Understanding SELF JOIN in PostgreSQL: A Comprehensive Guide
Introduction
We’ve journeyed through various JOIN types in PostgreSQL—LEFT, RIGHT, FULL, and CROSS JOINS—and now we arrive at a unique one: the SELF JOIN. As the name suggests, a SELF JOIN is a regular JOIN, but it involves a single table. Let’s dive in to understand its utility and nuances.
What is a SELF JOIN?
A SELF JOIN is a way to combine rows from a single table based on a related column between them. Essentially, it allows you to join a table with itself. This can be very useful for comparing rows within the same table or finding duplicate records, among other use cases.
Syntax
The syntax for a SELF JOIN is not very different from other JOIN operations:
SELECT columns
FROM table AS alias1
JOIN table AS alias2
ON alias1.column = alias2.column;
The aliases are essential here to help PostgreSQL distinguish between the two instances of the same table.
Example Using the tv_series
Table
Suppose we want to find all pairs of TV series in our tv_series
table that belong to the same genre.
Sample Data for tv_series
Table
Let’s assume we have a variety of TV series across genres like Drama, Comedy, and Sci-Fi, among others.
The SELF JOIN Query
Here’s how you can accomplish this using a SELF JOIN:
SELECT A.name AS series1, B.name AS series2, A.genre
FROM tv_series AS A, tv_series AS B
WHERE A.id != B.id AND A.genre = B.genre;
This can produce a large result set depending on the size of your table. Reduce this using the LIMIT Clause, e.g.
LIMIT 10
at the end of the query.
This query will list all pairs of TV series that share the same genre, while making sure not to pair a series with itself.
series1 | series2 | genre |
---|---|---|
Breaking Bad | Narcos | Drama |
Breaking Bad | The Crown | Drama |
Breaking Bad | Better Call Saul | Drama |
Breaking Bad | House of Cards | Drama |
Breaking Bad | The Sopranos | Drama |
Breaking Bad | Ozark | Drama |
Breaking Bad | Chernobyl | Drama |
Breaking Bad | Succession | Drama |
Breaking Bad | Euphoria | Drama |
Breaking Bad | Homeland | Drama |
Common Errors and Solutions
Error Message:
ERROR: table name "tv_series" specified more than once
Cause:
This error occurs when you try to do a SELF JOIN without using aliases to differentiate between the two instances of the same table.
Solution:
Always use aliases when performing a SELF JOIN, as demonstrated in the example query above.
Best Practices and Tips
- Use SELF JOIN when you need to compare rows within the same table.

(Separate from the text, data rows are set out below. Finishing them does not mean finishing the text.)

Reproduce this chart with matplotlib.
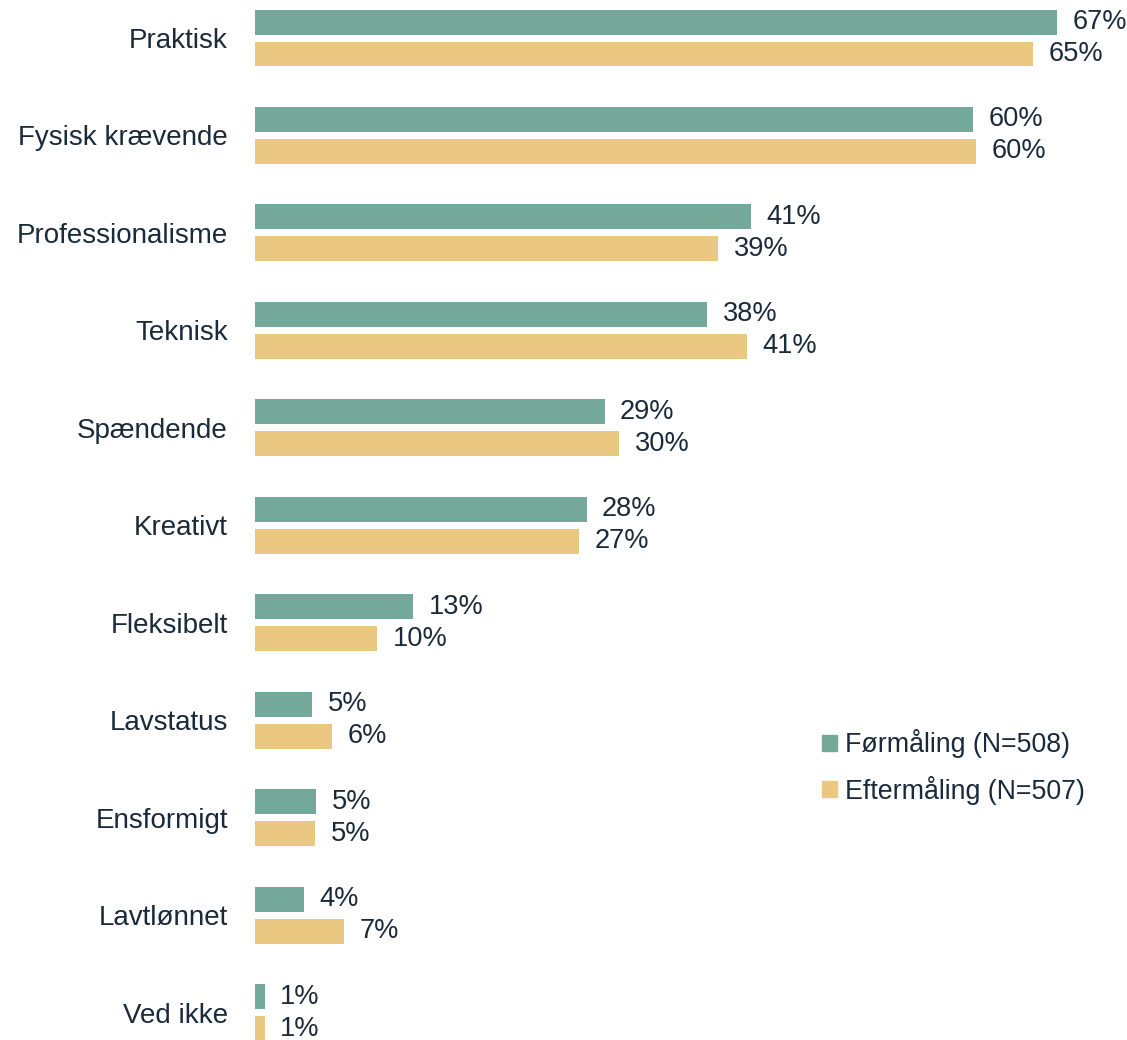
import matplotlib.pyplot as plt
import numpy as np
from matplotlib.patches import Patch

plt.rcParams['font.family'] = ['Liberation Sans', 'DejaVu Sans']

# Data
kategorier = ['Praktisk', 'Fysisk krævende', 'Professionalisme', 'Teknisk',
              'Spændende', 'Kreativt', 'Fleksibelt', 'Lavstatus',
              'Ensformigt', 'Lavtlønnet', 'Ved ikke']
foer = [67.0, 60.0, 41.4, 37.8, 29.2, 27.7, 13.2, 4.8, 5.1, 4.1, 0.8]
efter = [65.0, 60.2, 38.7, 41.1, 30.4, 27.1, 10.2, 6.4, 5.0, 7.4, 0.8]
serier = ['Førmåling (N=508)', 'Eftermåling (N=507)']

groen = '#74A899'
gul = '#EAC882'
tekst = '#1B2A3A'

fig = plt.figure(figsize=(11.27, 10.4), dpi=100)
ax = fig.add_axes([255 / 1127, 0, 1 - 255 / 1127, 1])

y = np.arange(len(kategorier))
h = 0.256
off = 0.164
b1 = ax.barh(y - off, foer, height=h, color=groen)
b2 = ax.barh(y + off, efter, height=h, color=gul)

# Værdier ved enden af søjlerne
for bars, vals in [(b1, foer), (b2, efter)]:
    for bar, v in zip(bars, vals):
        ax.text(bar.get_width() + 1.3, bar.get_y() + bar.get_height() / 2,
                f'{v:.0f}%', va='center', ha='left', fontsize=19.6, color=tekst)

ax.set_xlim(0, 72.85)
ax.set_ylim(10.28, -0.39)
ax.set_yticks(y)
ax.set_yticklabels(kategorier, fontsize=20, color=tekst)
ax.tick_params(axis='y', length=0, pad=19.5)
ax.set_xticks([])
for s in ax.spines.values():
    s.set_visible(False)

handles = [Patch(color=groen), Patch(color=gul)]
fig.legend(handles, serier, loc='center left', bbox_to_anchor=(798 / 1127, 1 - 767 / 1040),
           frameon=False, fontsize=19.3, labelcolor=tekst, handlelength=0.55, handleheight=0.55,
           handletextpad=0.3, labelspacing=0.65)

fig.savefig('out.png', dpi=100)
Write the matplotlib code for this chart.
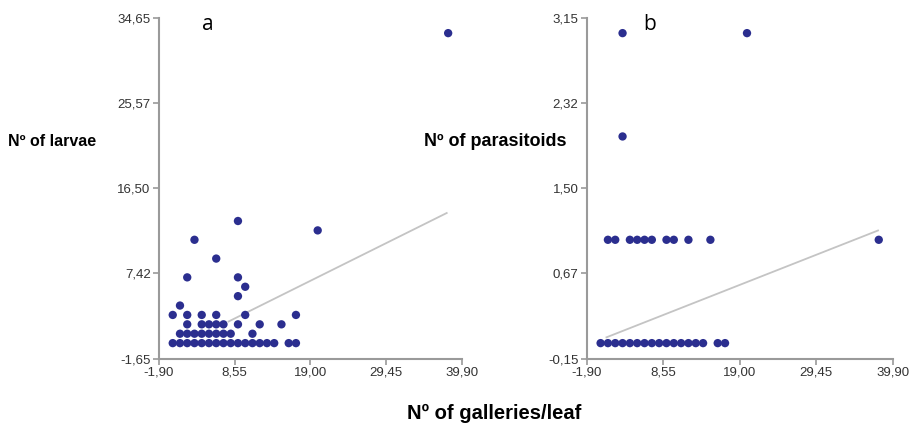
import matplotlib.pyplot as plt

plt.rcParams['font.family'] = ['Liberation Sans', 'DejaVu Sans']

# panel a: galleries per leaf vs number of larvae
larvae_x = [0, 1, 2, 3, 4, 5, 6, 7, 8, 9, 10, 11, 12, 13, 14, 16, 17,
            1, 2, 3, 4, 5, 6, 7, 8, 11,
            2, 4, 5, 6, 7, 9, 12, 15,
            0, 2, 4, 6, 10, 17,
            1, 9, 10, 2, 9, 6, 3, 20, 9, 38]
larvae_y = [0, 0, 0, 0, 0, 0, 0, 0, 0, 0, 0, 0, 0, 0, 0, 0, 0,
            1, 1, 1, 1, 1, 1, 1, 1, 1,
            2, 2, 2, 2, 2, 2, 2, 2,
            3, 3, 3, 3, 3, 3,
            4, 5, 6, 7, 7, 9, 11, 12, 13, 33]
fit_a_x = [7.7, 37.8]
fit_a_y = [2.3, 13.85]

# panel b: galleries per leaf vs number of parasitoids
paras_x = [0, 1, 2, 3, 4, 5, 6, 7, 8, 9, 10, 11, 12, 13, 14, 16, 17,
           1, 2, 4, 5, 6, 7, 9, 10, 12, 15, 38,
           3, 3, 20]
paras_y = [0, 0, 0, 0, 0, 0, 0, 0, 0, 0, 0, 0, 0, 0, 0, 0, 0,
           1, 1, 1, 1, 1, 1, 1, 1, 1, 1, 1,
           2, 3, 3]
fit_b_x = [0.8, 37.9]
fit_b_y = [0.056, 1.09]

x_ticks = [-1.90, 8.55, 19.00, 29.45, 39.90]
a_ticks = [-1.65, 7.425, 16.50, 25.575, 34.65]
a_labels = ['-1,65', '7,42', '16,50', '25,57', '34,65']
b_ticks = [-0.15, 0.675, 1.50, 2.325, 3.15]
b_labels = ['-0,15', '0,67', '1,50', '2,32', '3,15']
x_labels = ['-1,90', '8,55', '19,00', '29,45', '39,90']

dot = '#2b2e8f'
grey = '#9a9a9a'

fig = plt.figure(figsize=(9.12, 4.30), dpi=100)
ax_a = fig.add_axes([0.1743, 0.166, 0.3322, 0.793])
ax_b = fig.add_axes([0.6433, 0.166, 0.3355, 0.793])

panels = [(ax_a, larvae_x, larvae_y, fit_a_x, fit_a_y, a_ticks, a_labels, 'a', 0.142),
          (ax_b, paras_x, paras_y, fit_b_x, fit_b_y, b_ticks, b_labels, 'b', 0.184)]

for ax, xs, ys, fx, fy, yt, yl, tag, tx in panels:
    ax.plot(fx, fy, color='#c4c4c4', lw=1.3, zorder=1)
    ax.scatter(xs, ys, s=36, color=dot, edgecolors='none', zorder=2, clip_on=False)
    ax.set_xlim(x_ticks[0], x_ticks[-1])
    ax.set_ylim(yt[0], yt[-1])
    ax.set_xticks(x_ticks)
    ax.set_xticklabels(x_labels)
    ax.set_yticks(yt)
    ax.set_yticklabels(yl)
    for s in ['top', 'right']:
        ax.spines[s].set_visible(False)
    for s in ['left', 'bottom']:
        ax.spines[s].set_color(grey)
        ax.spines[s].set_linewidth(1.5)
    ax.tick_params(direction='out', length=4, width=1.2, color=grey,
                   labelsize=9.5, labelcolor='#333333', pad=2)
    ax.text(tx, 0.98, tag, transform=ax.transAxes,
            fontsize=15, va='center', ha='left', family=['Open Sans', 'DejaVu Sans'])

fig.text(8 / 912, 1 - 141 / 430, 'Nº of larvae', fontsize=11.5, fontweight='bold',
         ha='left', va='center')
fig.text(424 / 912, 1 - 141 / 430, 'Nº of parasitoids', fontsize=13, fontweight='bold',
         ha='left', va='center')
fig.text(494 / 912, 1 - 413 / 430, 'Nº of galleries/leaf', fontsize=14.5, fontweight='bold',
         ha='center', va='center')

fig.savefig('out.png', dpi=100)
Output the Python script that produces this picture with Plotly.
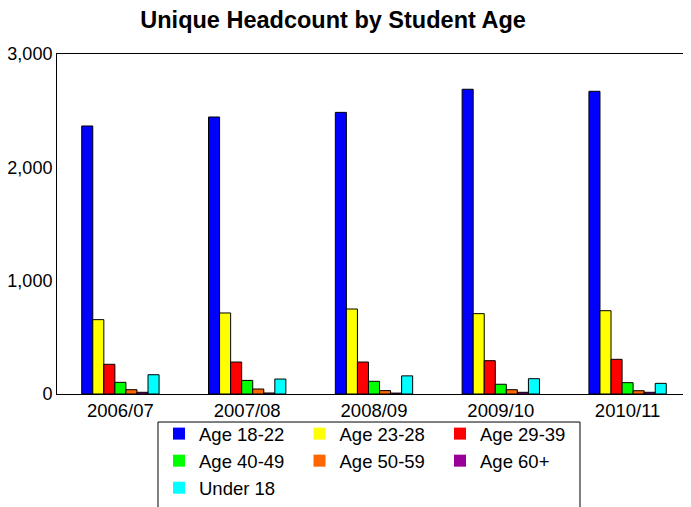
import plotly.graph_objects as go

years = ["2006/07", "2007/08", "2008/09", "2009/10", "2010/11"]

age_18_22 = [2365, 2444, 2485, 2689, 2671]
age_23_28 = [656, 715, 750, 709, 735]
age_29_39 = [262, 282, 282, 294, 306]
age_40_49 = [103, 120, 112, 86, 100]
age_50_59 = [38, 44, 30, 38, 29]
age_60_plus = [15, 9, 8, 15, 15]
under_18 = [170, 132, 160, 135, 94]

# name, values, colour, legend column
series = [
    ("Age 18-22", age_18_22, "#0000ff", "c1"),
    ("Age 23-28", age_23_28, "#ffff00", "c2"),
    ("Age 29-39", age_29_39, "#ff0000", "c3"),
    ("Age 40-49", age_40_49, "#00ff00", "c1"),
    ("Age 50-59", age_50_59, "#ff6600", "c2"),
    ("Age 60+", age_60_plus, "#990099", "c3"),
    ("Under 18", under_18, "#00ffff", "c1"),
]

fig = go.Figure()
for name, vals, color, col in series:
    fig.add_trace(
        go.Bar(
            x=years,
            y=vals,
            name=name,
            showlegend=False,
            marker=dict(color=color, line=dict(color="#000000", width=1)),
        )
    )

# legend-only copies on a hidden overlay axis, so the swatches have no outline
for name, vals, color, col in series:
    fig.add_trace(
        go.Bar(
            x=years,
            y=[None] * len(years),
            name=name,
            legendgroup=col,
            xaxis="x2",
            yaxis="y2",
            hoverinfo="skip",
            marker=dict(color=color, line=dict(width=0)),
        )
    )

# legend frame drawn as a shape so the rows can sit where they should
fig.add_shape(
    type="rect",
    xref="paper",
    yref="paper",
    x0=0.1593,
    x1=0.8249,
    y0=-0.0824,
    y1=-0.5,
    line=dict(color="#000000", width=1),
    fillcolor="rgba(0,0,0,0)",
)

fig.update_layout(
    width=683,
    height=499,
    barmode="group",
    bargap=0.39,
    bargroupgap=0,
    paper_bgcolor="#ffffff",
    plot_bgcolor="#ffffff",
    font=dict(family="Arial, Liberation Sans, sans-serif", size=18.5, color="#000000"),
    margin=dict(l=49, r=0, t=46, b=113, autoexpand=False),
    title=dict(
        text="<b>Unique Headcount by Student Age</b>",
        x=0.476,
        xanchor="center",
        y=0.976,
        yanchor="middle",
        font=dict(size=23.5),
    ),
    xaxis=dict(
        showline=True,
        linecolor="#000000",
        linewidth=1,
        mirror=True,
        showgrid=False,
        ticks="",
    ),
    yaxis=dict(
        range=[0, 3000],
        tickvals=[0, 1000, 2000, 3000],
        tickformat=",",
        tickfont=dict(size=18),
        showline=True,
        linecolor="#000000",
        linewidth=1,
        showgrid=False,
        zeroline=False,
        ticks="",
        ticklabelstandoff=0,
    ),
    xaxis2=dict(overlaying="x", visible=False, matches="x"),
    yaxis2=dict(overlaying="y", visible=False, range=[0, 3000]),
    legend=dict(
        orientation="h",
        x=0.1609,
        xanchor="left",
        y=-0.062,
        yanchor="top",
        borderwidth=0,
        bgcolor="rgba(0,0,0,0)",
        tracegroupgap=0,
        entrywidth=95.5,
        entrywidthmode="pixels",
        font=dict(size=18.5),
    ),
)

fig.write_html("out.html")
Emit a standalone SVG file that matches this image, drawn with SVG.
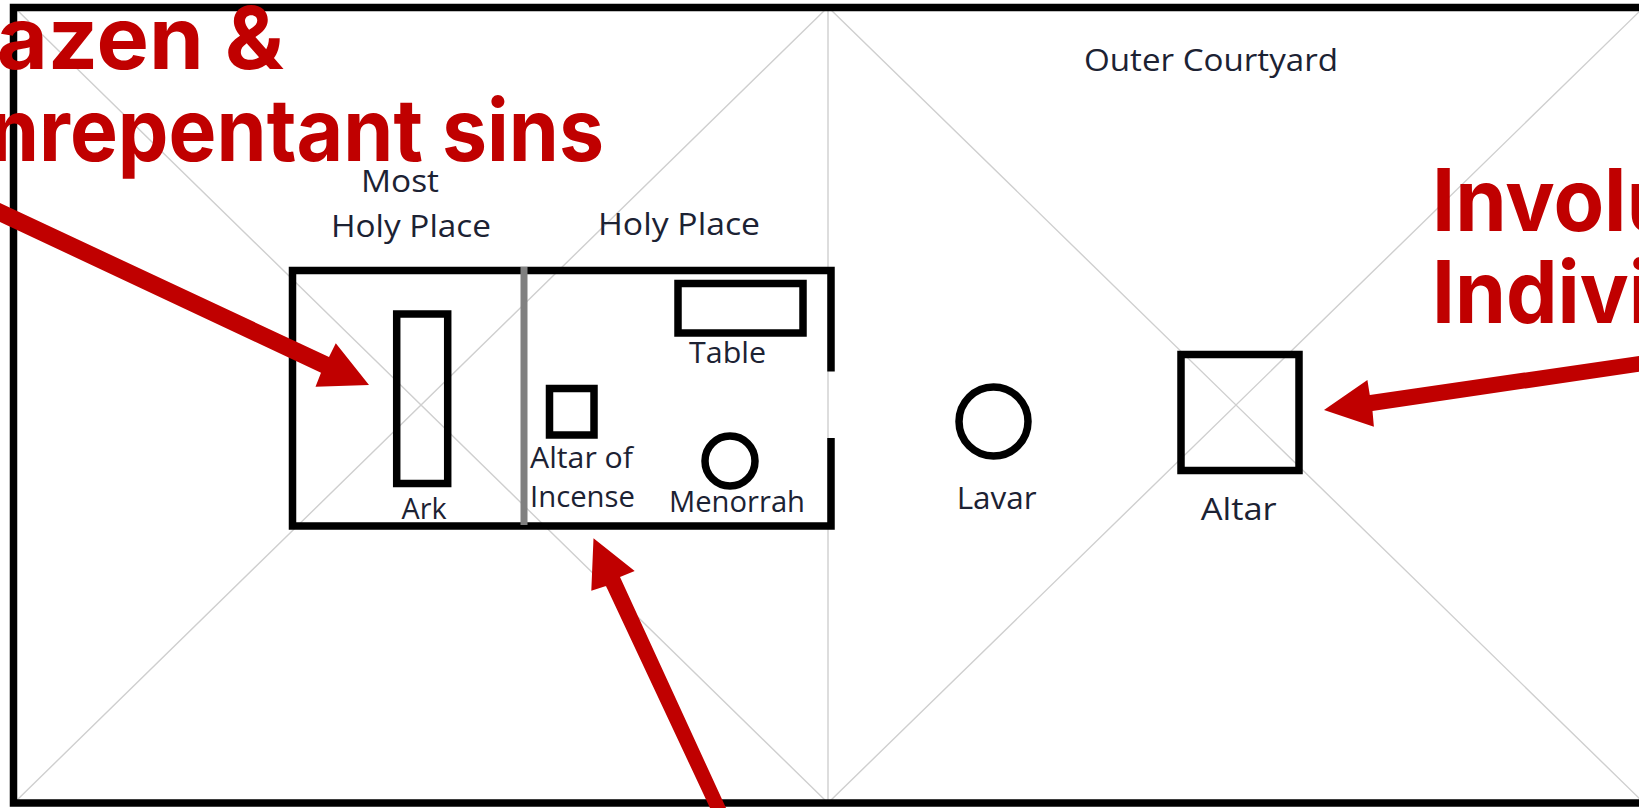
<svg xmlns="http://www.w3.org/2000/svg" width="1639" height="808" viewBox="0 0 1639 808">
<style>
.d{stroke:#cfcfcf;stroke-width:1.4;fill:none}
.b{stroke:#000;stroke-width:7.500;fill:none}
.t{font-family:"Open Sans","Noto Sans",sans-serif;font-size:30.500px;fill:#1c2233}
.s{font-size:29px}
.r{font-family:Inter,"Open Sans",sans-serif;font-weight:700;font-size:86px;fill:#c00000}
.a{fill:#c00000}
</style>
<rect width="1639" height="808" fill="#fff"/>
<g id="courtyard-lines">
<path class="d" d="M14 7L828 803M828 7L14 803M828 7V803M828 7L1644 803M1644 7L828 803"/>
</g>
<g id="outer-courtyard">
<path class="b" d="M1639 7.500H13.500V803H1639"/>
<text class="t" x="1084" y="71" textLength="254" lengthAdjust="spacingAndGlyphs">Outer Courtyard</text>
</g>
<g id="sanctuary">
<path class="b" d="M831 371.500V270.500H292.500V526H831V438"/>
<path d="M524 267V525" stroke="#808080" stroke-width="7" fill="none"/>
</g>
<g id="most-holy-place">
<text class="t" x="361" y="192" textLength="78" lengthAdjust="spacingAndGlyphs">Most</text>
<text class="t" x="331" y="237" textLength="160" lengthAdjust="spacingAndGlyphs">Holy Place</text>
</g>
<g id="holy-place">
<text class="t" x="598" y="235" textLength="162" lengthAdjust="spacingAndGlyphs">Holy Place</text>
</g>
<g id="ark">
<rect class="b" x="396.700" y="314" width="51" height="169.500"/>
<text class="t s" x="401.600" y="519" textLength="45" lengthAdjust="spacingAndGlyphs">Ark</text>
</g>
<g id="table">
<rect class="b" x="678" y="283.500" width="125" height="49.500"/>
<text class="t s" x="689" y="363" textLength="77" lengthAdjust="spacingAndGlyphs">Table</text>
</g>
<g id="altar-of-incense">
<rect class="b" x="549.500" y="388.500" width="44.500" height="46.500"/>
<text class="t s" x="530" y="468" textLength="103" lengthAdjust="spacingAndGlyphs">Altar of</text>
<text class="t s" x="530" y="507" textLength="105" lengthAdjust="spacingAndGlyphs">Incense</text>
</g>
<g id="menorrah">
<circle class="b" cx="730" cy="461" r="25"/>
<text class="t s" x="669" y="512" textLength="136" lengthAdjust="spacingAndGlyphs">Menorrah</text>
</g>
<g id="lavar">
<circle class="b" cx="993.500" cy="421.500" r="34.500"/>
<text class="t" x="956.700" y="509" textLength="80" lengthAdjust="spacingAndGlyphs">Lavar</text>
</g>
<g id="altar">
<rect class="b" x="1181" y="354.500" width="118" height="116"/>
<text class="t" x="1200.700" y="520" textLength="76" lengthAdjust="spacingAndGlyphs">Altar</text>
</g>
<g id="connectors">
<polygon class="a" points="0,203 329,357 335.800,343.300 369,385 315.500,386.700 321,372.700 0,222"/>
<polygon class="a" points="593.500,538.300 634.700,571 620,577 726,808 710,808 606,586 591.300,590.700"/>
<polygon class="a" points="1324,410 1367.400,380 1369.800,395 1639,356 1639,371.700 1372.500,411 1373.900,426.700"/>
</g>
<g id="labels">
<text class="r" x="-38" y="69" textLength="322" lengthAdjust="spacingAndGlyphs">razen &amp;</text>
<text class="r" x="-11" y="161" textLength="615" lengthAdjust="spacingAndGlyphs">nrepentant sins</text>
<text class="r" x="1432" y="231" textLength="246" lengthAdjust="spacingAndGlyphs">Involu</text>
<text class="r" x="1432" y="323" textLength="219" lengthAdjust="spacingAndGlyphs">Indivi</text>
</g>
</svg>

- Always use aliases to make your queries clear and to avoid errors.
- Like other JOIN operations, be mindful of performance implications, especially when working with large datasets.
Conclusion
SELF JOINs offer a unique way to extract valuable insights from a single table by comparing its rows against each other. While they may appear complicated at first, understanding their utility and syntax can add another powerful tool to your PostgreSQL arsenal. Keep an eye out for more in-depth tutorials as we continue to explore the capabilities of PostgreSQL.